Tempnology’s lawyer argued that trademarks are unique. As such, they relate to the reputation of the trademark owner, so borrowed theories from outside bankruptcy don’t really work here.
No telling how this one will turn out.
Final case today. Here, the question is whether the government is a “person” under a law called America Invents Act. I’ll need to refer to the law a few more times, so I’ll just say A-I-A.
The context of this case is a machine that the U-S Postal Service uses to sort mail quickly. The maker of that machine, Return Mail, Inc., has a patent on the sorter, and U-S-P-S wants to invalidate that patent. The Post Office is using a provision of the AIA that allows a person to challenge a patent.
Here’s the problem: AIA has no definition of “person.”
The lawyer for Return Mail argues “person” means private parties, as is commonly understood. Her point is the Post Office isn’t a private party and thus not a person, so it has no standing to sue. She argues further that government has all sorts of other ways to take down bad patents. Regular folks can’t do that.
Justice Sonia Sotomayor was sympathetic.
SOTOMAYOR: It does seem like the deck is stacked against a private citizen who is dragged into these proceedings. They’ve got an executive agency acting as judge with an executive director who can pick the judges, who can substitute judges, can reexamine what those judges say, and change the ruling, and you’ve got another government agency being the prosecutor at the same time.
Malcolm Stewart is the lawyer for the postal service. He said, hold on! Other laws say companies can be deemed as “persons.” And a government can get a patent despite the patent act saying a “person” is entitled to obtain a patent.
That’s when Justice Samuel Alito took the opportunity to take another swipe at Congress.

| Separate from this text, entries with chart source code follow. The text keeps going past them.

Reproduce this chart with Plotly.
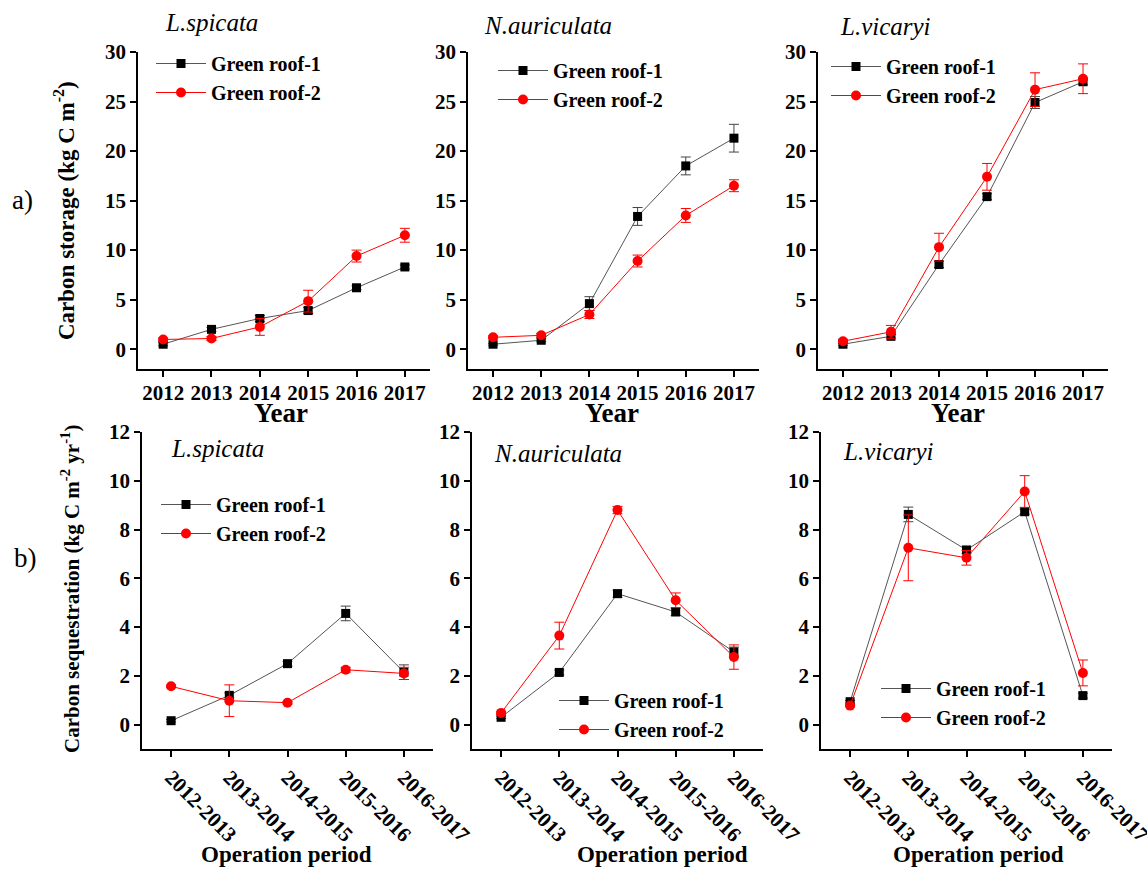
import plotly.graph_objects as go

W, H = 1147, 870

years = [2012, 2013, 2014, 2015, 2016, 2017]
periods = ["2012-2013", "2013-2014", "2014-2015", "2015-2016", "2016-2017"]
species = ["L.spicata", "N.auriculata", "L.vicaryi"]
series_names = ["Green roof-1", "Green roof-2"]
stor_ticks = [0, 5, 10, 15, 20, 25, 30]
seq_ticks = [0, 2, 4, 6, 8, 10, 12]

# a) Carbon storage (kg C m-2)
stor_gr1 = [
    [0.5, 2.0, 3.1, 3.9, 6.2, 8.3],
    [0.5, 0.9, 4.6, 13.4, 18.5, 21.3],
    [0.5, 1.3, 8.55, 15.4, 24.9, 27.0],
]
stor_gr1_err = [
    [0.15, 0.2, 0.3, 0.3, 0.2, 0.2],
    [0.1, 0.15, 0.7, 0.9, 0.9, 1.4],
    [0.1, 0.2, 0.3, 0.3, 0.6, 0.3],
]
stor_gr2 = [
    [0.98, 1.08, 2.25, 4.85, 9.4, 11.5],
    [1.2, 1.4, 3.5, 8.9, 13.5, 16.5],
    [0.8, 1.75, 10.3, 17.4, 26.2, 27.3],
]
stor_gr2_err = [
    [0.15, 0.2, 0.85, 1.1, 0.6, 0.7],
    [0.15, 0.2, 0.4, 0.6, 0.7, 0.6],
    [0.2, 0.65, 1.4, 1.35, 1.7, 1.5],
]

# b) Carbon sequestration (kg C m-2 yr-1)
seq_gr1 = [
    [0.16, 1.2, 2.5, 4.56, 2.15],
    [0.3, 2.14, 5.37, 4.62, 2.98],
    [0.94, 8.62, 7.16, 8.73, 1.19],
]
seq_gr1_err = [
    [0.05, 0.1, 0.1, 0.3, 0.3],
    [0.05, 0.1, 0.15, 0.15, 0.2],
    [0.05, 0.3, 0.15, 0.1, 0.1],
]
seq_gr2 = [
    [1.57, 0.98, 0.9, 2.25, 2.1],
    [0.48, 3.65, 8.8, 5.1, 2.77],
    [0.78, 7.25, 6.84, 9.56, 2.12],
]
seq_gr2_err = [
    [0.05, 0.65, 0.05, 0.1, 0.25],
    [0.05, 0.55, 0.15, 0.3, 0.5],
    [0.05, 1.35, 0.3, 0.65, 0.53],
]

SERIF = "Liberation Serif"
BLACK = "#000000"
RED = "#FF0000"

def b(t):
    return f"<b>{t}</b>"

def px_x(p):
    return p / W

def px_y(p):
    return 1 - p / H

top_x = [(138, 430), (468, 759), (818, 1108)]
bot_x = [(142, 433), (472, 763), (821, 1112)]
top_y = (52, 369)
bot_y = (432, 749)

fig = go.Figure()

legend_pos = [(151, 44), (493, 51), (826, 47), (156, 485), (554, 681), (876, 669)]

def add_pair(xvals, g1, e1, g2, e2, xa, ya, leg):
    fig.add_trace(go.Scatter(
        x=xvals, y=g1, name=b(series_names[0]), mode="lines+markers",
        line=dict(color="#555555", width=1),
        marker=dict(symbol="square", size=9, color=BLACK),
        error_y=dict(type="data", array=e1, color="#444444", thickness=1, width=5),
        xaxis=xa, yaxis=ya, legend=leg))
    fig.add_trace(go.Scatter(
        x=xvals, y=g2, name=b(series_names[1]), mode="lines+markers",
        line=dict(color=RED, width=1),
        marker=dict(symbol="circle", size=10, color=RED),
        error_y=dict(type="data", array=e2, color=RED, thickness=1, width=5),
        xaxis=xa, yaxis=ya, legend=leg))

axis_common = dict(
    showline=True, linecolor=BLACK, linewidth=1.6, ticks="outside",
    ticklen=6, tickwidth=1.5, tickcolor=BLACK, showgrid=False, zeroline=False,
    tickfont=dict(family=SERIF, size=21, color=BLACK),
    mirror=False, automargin=False,
)

layout = {}
for i in range(3):
    n = i + 1
    xa = "x" if n == 1 else f"x{n}"
    ya = "y" if n == 1 else f"y{n}"
    leg = "legend" if n == 1 else f"legend{n}"
    add_pair(years, stor_gr1[i], stor_gr1_err[i], stor_gr2[i], stor_gr2_err[i], xa, ya, leg)
    layout["xaxis" if n == 1 else f"xaxis{n}"] = dict(
        axis_common, domain=[px_x(top_x[i][0]), px_x(top_x[i][1])],
        range=[2011.48, 2017.52], tickvals=years,
        ticktext=[b(y) for y in years], anchor=ya, ticklabelstandoff=-2)
    layout["yaxis" if n == 1 else f"yaxis{n}"] = dict(
        axis_common, domain=[px_y(top_y[1]), px_y(top_y[0])],
        range=[-2, 30], tickvals=stor_ticks,
        ticktext=[b(t) for t in stor_ticks], anchor=xa)

for i in range(3):
    n = i + 4
    xa = f"x{n}"
    ya = f"y{n}"
    leg = f"legend{n}"
    add_pair(periods, seq_gr1[i], seq_gr1_err[i], seq_gr2[i], seq_gr2_err[i], xa, ya, leg)
    layout[f"xaxis{n}"] = dict(
        axis_common, domain=[px_x(bot_x[i][0]), px_x(bot_x[i][1])],
        type="category", range=[-0.5, 4.5], tickangle=45, anchor=ya,
        tickvals=periods, ticktext=[b(p) for p in periods])
    layout[f"yaxis{n}"] = dict(
        axis_common, domain=[px_y(bot_y[1]), px_y(bot_y[0])],
        range=[-1, 12], tickvals=seq_ticks,
        ticktext=[b(t) for t in seq_ticks], anchor=xa)

for k, (lx, ly) in enumerate(legend_pos):
    key = "legend" if k == 0 else f"legend{k+1}"
    layout[key] = dict(
        x=px_x(lx), y=px_y(ly), xanchor="left", yanchor="top",
        bgcolor="rgba(0,0,0,0)", borderwidth=0, itemwidth=50,
        font=dict(family=SERIF, size=20, color=BLACK),
        tracegroupgap=0,
    )

annotations = []
def ann(text, x, y, size, **kw):
    d = dict(text=text, x=px_x(x), y=px_y(y), xref="paper", yref="paper",
             xanchor="center", yanchor="middle",
             showarrow=False, font=dict(family=SERIF, size=size, color=BLACK))
    d.update(kw)
    annotations.append(d)

# species titles
top_sp = [(211, 22), (548, 25), (885, 27)]
bot_sp = [(217, 449), (558, 453), (888, 451)]
for s, (x, y) in zip(species, top_sp):
    ann(f"<i>{s}</i>", x, y, 25)
for s, (x, y) in zip(species, bot_sp):
    ann(f"<i>{s}</i>", x, y, 25)

for x in [281, 612, 958]:
    ann(b("Year"), x, 413, 27)
for x in [286, 662, 978]:
    ann(b("Operation period"), x, 854, 23)

ann("a)", 22, 200, 27)
ann("b)", 25, 558, 27)
ann(b("Carbon storage (kg C m<sup>-2</sup>)"), 64, 211, 23, textangle=-90)
ann(b("Carbon sequestration (kg C m<sup>-2</sup> yr<sup>-1</sup>)"), 70, 589, 21,
    textangle=-90)

fig.update_layout(
    template="none",
    width=W, height=H, margin=dict(l=0, r=0, t=0, b=0, autoexpand=False),
    paper_bgcolor="white", plot_bgcolor="white",
    font=dict(family=SERIF, color=BLACK),
    annotations=annotations, showlegend=True,
    **layout,
)

fig.write_html("out.html")
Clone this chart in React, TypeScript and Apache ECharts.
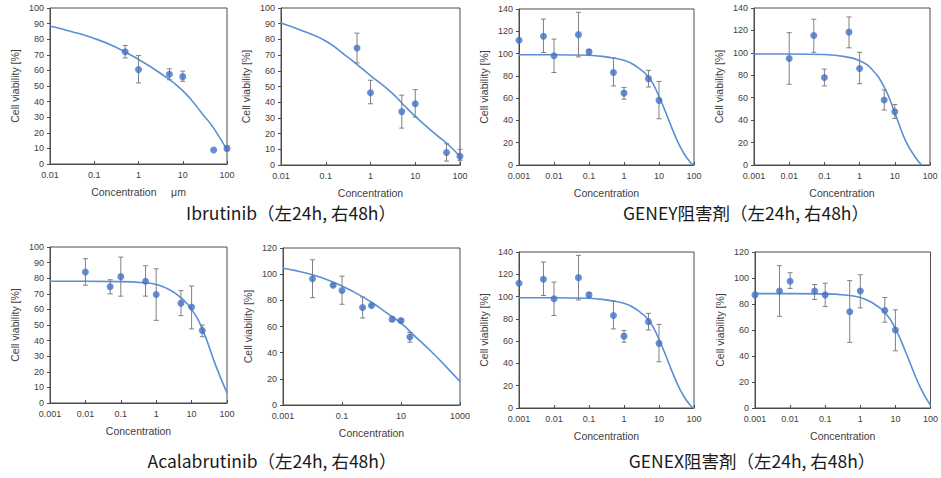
import React, { useEffect, useRef } from "react";
import * as echarts from "echarts";

// ---------- Data (concentration, mean viability %, error bar ends, fitted curve) ----------
// Ibrutinib 24h
const ibr24Conc = [0.5, 1, 5, 10, 50, 100];
const ibr24Mean = [72, 60.5, 57.5, 56, 9, 10];
const ibr24Low = [68, 52, 54, 53, 9, 8.5];
const ibr24High = [76, 69.5, 61, 59.5, 9, 11.5];
const ibr24CurveConc = [0.01, 0.03, 0.1, 0.3, 1, 3, 10, 30, 50, 100];
const ibr24CurveVal = [88.5, 85, 80.5, 75, 67, 58.5, 47, 31, 23, 9];

// Ibrutinib 48h
const ibr48Conc = [0.5, 1, 5, 10, 50, 100];
const ibr48Mean = [74.5, 46, 34, 39, 8, 5.5];
const ibr48Low = [65, 39, 23.5, 30.5, 2.5, 3];
const ibr48High = [84, 54, 44.5, 48, 13.5, 10];
const ibr48CurveConc = [0.01, 0.03, 0.1, 0.3, 1, 3, 5, 10, 30, 50, 100];
const ibr48CurveVal = [90.5, 85.5, 79, 69, 57, 46, 39.5, 31, 19, 14, 5.5];

// GENEY inhibitor 24h
const gy24Conc = [0.001, 0.005, 0.01, 0.05, 0.1, 0.5, 1, 5, 10];
const gy24Mean = [112, 115.5, 98, 117, 101.5, 83, 64.5, 77.5, 58];
const gy24Low = [112, 101, 83, 97, 99.5, 71, 59, 70, 41.5];
const gy24High = [112, 131, 113, 137, 103.5, 96, 69.5, 85, 75];
const gy24CurveConc = [0.001, 0.01, 0.1, 0.3, 1, 2, 5, 10, 20, 30, 50, 80, 100];
const gy24CurveVal = [99, 99, 98.5, 97, 94, 89.5, 79, 61.5, 38.5, 25, 11, 2, 0];

// GENEY inhibitor 48h
const gy48Conc = [0.01, 0.05, 0.1, 0.5, 1, 5, 10];
const gy48Mean = [95, 115.5, 78, 118.5, 86, 58, 47.5];
const gy48Low = [72, 100.5, 70.5, 104.5, 72.5, 49, 41.5];
const gy48High = [118, 130, 85.5, 132, 100.5, 67, 54];
const gy48CurveConc = [0.001, 0.01, 0.1, 0.5, 1, 2, 5, 10, 20, 40, 58];
const gy48CurveVal = [99, 99, 98.5, 96, 93, 87, 69.5, 46.5, 22, 6, 0];

// Acalabrutinib 24h
const aca24Conc = [0.01, 0.05, 0.1, 0.5, 1, 5, 10, 20];
const aca24Mean = [84, 74.5, 81, 78, 69.5, 64, 61.5, 46.5];
const aca24Low = [75.5, 70, 68.5, 68.5, 53, 56, 47.5, 42.5];
const aca24High = [92.5, 79, 93.5, 88, 86, 72, 75, 50];
const aca24CurveConc = [0.001, 0.01, 0.1, 0.5, 1, 2, 5, 10, 20, 50, 100];
const aca24CurveVal = [78, 78, 77.8, 77, 76, 73.5, 67.5, 60, 47.5, 23, 6.5];

// Acalabrutinib 48h
const aca48Conc = [0.01, 0.05, 0.1, 0.5, 1, 5, 10, 20];
const aca48Mean = [96.5, 91.5, 87.5, 74.5, 76, 65.5, 64.5, 52];
const aca48Low = [82, 90.5, 77, 66.5, 75, 64, 63.5, 48];
const aca48High = [111, 92.5, 98.5, 82.5, 77, 67.5, 65.5, 55.5];
const aca48CurveConc = [0.001, 0.003, 0.01, 0.03, 0.1, 0.3, 1, 3, 10, 30, 100, 300, 1000];
const aca48CurveVal = [104.5, 102.5, 99.5, 96, 91, 85.5, 78.5, 71, 62.5, 52.5, 41.5, 30.5, 18];

// GENEX inhibitor 24h
const gx24Conc = [0.001, 0.005, 0.01, 0.05, 0.1, 0.5, 1, 5, 10];
const gx24Mean = [112, 115.5, 98, 117, 101.5, 83, 64.5, 77.5, 58];
const gx24Low = [112, 101, 83, 97, 99.5, 71, 59, 70, 41.5];
const gx24High = [112, 131, 113, 137, 103.5, 96, 69.5, 85, 75];
const gx24CurveConc = [0.001, 0.01, 0.1, 0.3, 1, 2, 5, 10, 20, 30, 50, 80, 100];
const gx24CurveVal = [99, 99, 98.5, 97, 94, 89.5, 79, 61.5, 38.5, 25, 11, 2, 0];

// GENEX inhibitor 48h
const gx48Conc = [0.001, 0.005, 0.01, 0.05, 0.1, 0.5, 1, 5, 10];
const gx48Mean = [87, 90, 97.5, 90, 87, 74, 90, 75, 60];
const gx48Low = [87, 70.5, 92, 83.5, 78, 50.5, 77, 66, 44];
const gx48High = [87, 109.5, 104, 95, 96, 98, 102.5, 85, 75.5];
const gx48CurveConc = [0.001, 0.01, 0.1, 0.5, 1, 2, 5, 10, 20, 50, 100];
const gx48CurveVal = [88, 88, 87.8, 86.5, 85, 81.5, 73.5, 61, 42.5, 16.5, 2];

// Tick labels for log10 exponents
const xTickExponents = [-3, -2, -1, 0, 1, 2, 3];
const xTickLabels = ["0.001", "0.01", "0.1", "1", "10", "100", "1000"];

const titles = [
  "Ibrutinib（左24h, 右48h）",
  "GENEY阻害剤（左24h, 右48h）",
  "Acalabrutinib（左24h, 右48h）",
  "GENEX阻害剤（左24h, 右48h）",
];

const yName = "Cell viability [%]";
const xName = "Concentration";

type Panel = {
  conc: number[]; mean: number[]; low: number[]; high: number[];
  cConc: number[]; cVal: number[];
  xMin: number; xMax: number; xInt: number;
  yMax: number; yInt: number;
  grid: { left: number; top: number; width: number; height: number };
  xName: string;
};

const panels: Panel[] = [
  { conc: ibr24Conc, mean: ibr24Mean, low: ibr24Low, high: ibr24High, cConc: ibr24CurveConc, cVal: ibr24CurveVal,
    xMin: -2, xMax: 2, xInt: 1, yMax: 100, yInt: 10, grid: { left: 50, top: 8, width: 177, height: 156 }, xName: xName + "     μm" },
  { conc: ibr48Conc, mean: ibr48Mean, low: ibr48Low, high: ibr48High, cConc: ibr48CurveConc, cVal: ibr48CurveVal,
    xMin: -2, xMax: 2, xInt: 1, yMax: 100, yInt: 10, grid: { left: 281, top: 8, width: 179, height: 157 }, xName },
  { conc: gy24Conc, mean: gy24Mean, low: gy24Low, high: gy24High, cConc: gy24CurveConc, cVal: gy24CurveVal,
    xMin: -3, xMax: 2, xInt: 1, yMax: 140, yInt: 20, grid: { left: 519, top: 9, width: 175, height: 156 }, xName },
  { conc: gy48Conc, mean: gy48Mean, low: gy48Low, high: gy48High, cConc: gy48CurveConc, cVal: gy48CurveVal,
    xMin: -3, xMax: 2, xInt: 1, yMax: 140, yInt: 20, grid: { left: 754, top: 8, width: 176, height: 157 }, xName },
  { conc: aca24Conc, mean: aca24Mean, low: aca24Low, high: aca24High, cConc: aca24CurveConc, cVal: aca24CurveVal,
    xMin: -3, xMax: 2, xInt: 1, yMax: 100, yInt: 10, grid: { left: 50, top: 247, width: 177, height: 156 }, xName },
  { conc: aca48Conc, mean: aca48Mean, low: aca48Low, high: aca48High, cConc: aca48CurveConc, cVal: aca48CurveVal,
    xMin: -3, xMax: 3, xInt: 2, yMax: 120, yInt: 20, grid: { left: 283, top: 248, width: 177, height: 157 }, xName },
  { conc: gx24Conc, mean: gx24Mean, low: gx24Low, high: gx24High, cConc: gx24CurveConc, cVal: gx24CurveVal,
    xMin: -3, xMax: 2, xInt: 1, yMax: 140, yInt: 20, grid: { left: 519, top: 252, width: 175, height: 156 }, xName },
  { conc: gx48Conc, mean: gx48Mean, low: gx48Low, high: gx48High, cConc: gx48CurveConc, cVal: gx48CurveVal,
    xMin: -3, xMax: 2, xInt: 1, yMax: 120, yInt: 20, grid: { left: 755, top: 252, width: 176, height: 156 }, xName },
];

const FRAME = "#4d4d4d";
const LABEL = "#404040";
const POINT = "#4472c4";
const CURVE = "#5b8fd6";
const ERR = "#808080";

function expLabel(v: number): string {
  const i = xTickExponents.indexOf(Math.round(v));
  return i >= 0 ? xTickLabels[i] : "";
}

export default function App() {
  const ref = useRef<HTMLDivElement>(null);
  useEffect(() => {
    if (!ref.current) return;
    const chart = echarts.init(ref.current, undefined, { renderer: "svg" });
    const grid: any[] = [];
    const xAxis: any[] = [];
    const yAxis: any[] = [];
    const series: any[] = [];
    panels.forEach((p, k) => {
      grid.push({ ...p.grid, show: true, borderColor: FRAME, borderWidth: 1, backgroundColor: "transparent", containLabel: false });
      xAxis.push({
        type: "value", gridIndex: k, min: p.xMin, max: p.xMax, interval: p.xInt,
        name: p.xName, nameLocation: "middle", nameGap: 22,
        nameTextStyle: { color: LABEL, fontSize: 10.5, fontFamily: "Liberation Sans" },
        axisLine: { show: true, onZero: false, lineStyle: { color: FRAME } },
        axisTick: { show: true, inside: true, length: 3, lineStyle: { color: FRAME } },
        splitLine: { show: false },
        axisLabel: { color: LABEL, fontSize: 9, fontFamily: "Liberation Sans", margin: 6, formatter: (v: number) => expLabel(v) },
      });
      yAxis.push({
        type: "value", gridIndex: k, min: 0, max: p.yMax, interval: p.yInt,
        name: yName, nameLocation: "middle", nameGap: 30, nameRotate: 90,
        nameTextStyle: { color: LABEL, fontSize: 10.5, fontFamily: "Liberation Sans" },
        axisLine: { show: true, onZero: false, lineStyle: { color: FRAME } },
        axisTick: { show: true, inside: false, length: 3, lineStyle: { color: FRAME } },
        splitLine: { show: false },
        axisLabel: { color: LABEL, fontSize: 9, fontFamily: "Liberation Sans", margin: 6 },
      });
      series.push({
        type: "line", xAxisIndex: k, yAxisIndex: k, z: 1,
        data: p.cConc.map((c, i) => [Math.log10(c), p.cVal[i]]),
        smooth: 0.5, showSymbol: false, symbol: "none",
        lineStyle: { color: CURVE, width: 1.6 }, silent: true,
      });
      series.push({
        type: "custom", xAxisIndex: k, yAxisIndex: k, z: 2,
        encode: { x: 0, y: [1, 2] },
        data: p.conc.map((c, i) => [Math.log10(c), p.low[i], p.high[i]]),
        renderItem: (_params: any, api: any) => {
          const x = api.value(0), lo = api.value(1), hi = api.value(2);
          if (hi - lo < 0.01) return { type: "group", children: [] };
          const a = api.coord([x, lo]);
          const b = api.coord([x, hi]);
          const w = 2.5;
          const style = { stroke: ERR, lineWidth: 1 };
          return {
            type: "group",
            children: [
              { type: "line", shape: { x1: a[0], y1: a[1], x2: b[0], y2: b[1] }, style },
              { type: "line", shape: { x1: a[0] - w, y1: a[1], x2: a[0] + w, y2: a[1] }, style },
              { type: "line", shape: { x1: b[0] - w, y1: b[1], x2: b[0] + w, y2: b[1] }, style },
            ],
          };
        },
      });
      series.push({
        type: "scatter", xAxisIndex: k, yAxisIndex: k, z: 3,
        data: p.conc.map((c, i) => [Math.log10(c), p.mean[i]]),
        symbol: "circle", symbolSize: 7, itemStyle: { color: POINT },
      });
    });
    const titlePos = [[291, 212], [746, 212], [272, 460], [752, 460]];
    chart.setOption({
      animation: false,
      backgroundColor: "#ffffff",
      grid, xAxis, yAxis, series,
      graphic: titles.map((t, i) => ({
        type: "text", x: titlePos[i][0], y: titlePos[i][1],
        style: { text: t, fontSize: 17.5, fontFamily: "Noto Sans CJK JP", fill: "#1a1a1a", align: "center", verticalAlign: "middle" },
      })),
    });
    return () => chart.dispose();
  }, []);
  return <div ref={ref} style={{ position: "fixed", left: 0, top: 0, width: 941, height: 478 }} />;
}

A seeming trend lately, of “Congress, stop and think, and think again.”
ALITO: If we indulge the possible fiction that Congress actually gave a second of thought to the issue that’s before us [laughter] uh, I’m not sure petitioner has much of an explanation as … why Congress would have wanted to treat the government differently from a private party as to these AIA proceedings.
Then Justice Kagan wondered whether Congress meant for government to be or not to be a “person.”
KAGAN: But does anybody really think that Congress thinks about this as a default rule and legislates against it? And if not, shouldn’t we just do what strikes us as the thing Congress would have wanted done with respect to any particular statute?
That sound you’re hearing? It’s a common theme: Separation of powers.
The judicial branch is showing itself not to be shy about calling out the other two branches of government—the executive and the legislative—for overreaching its power or for using imprecise language.
And that’s this week’s Legal Docket.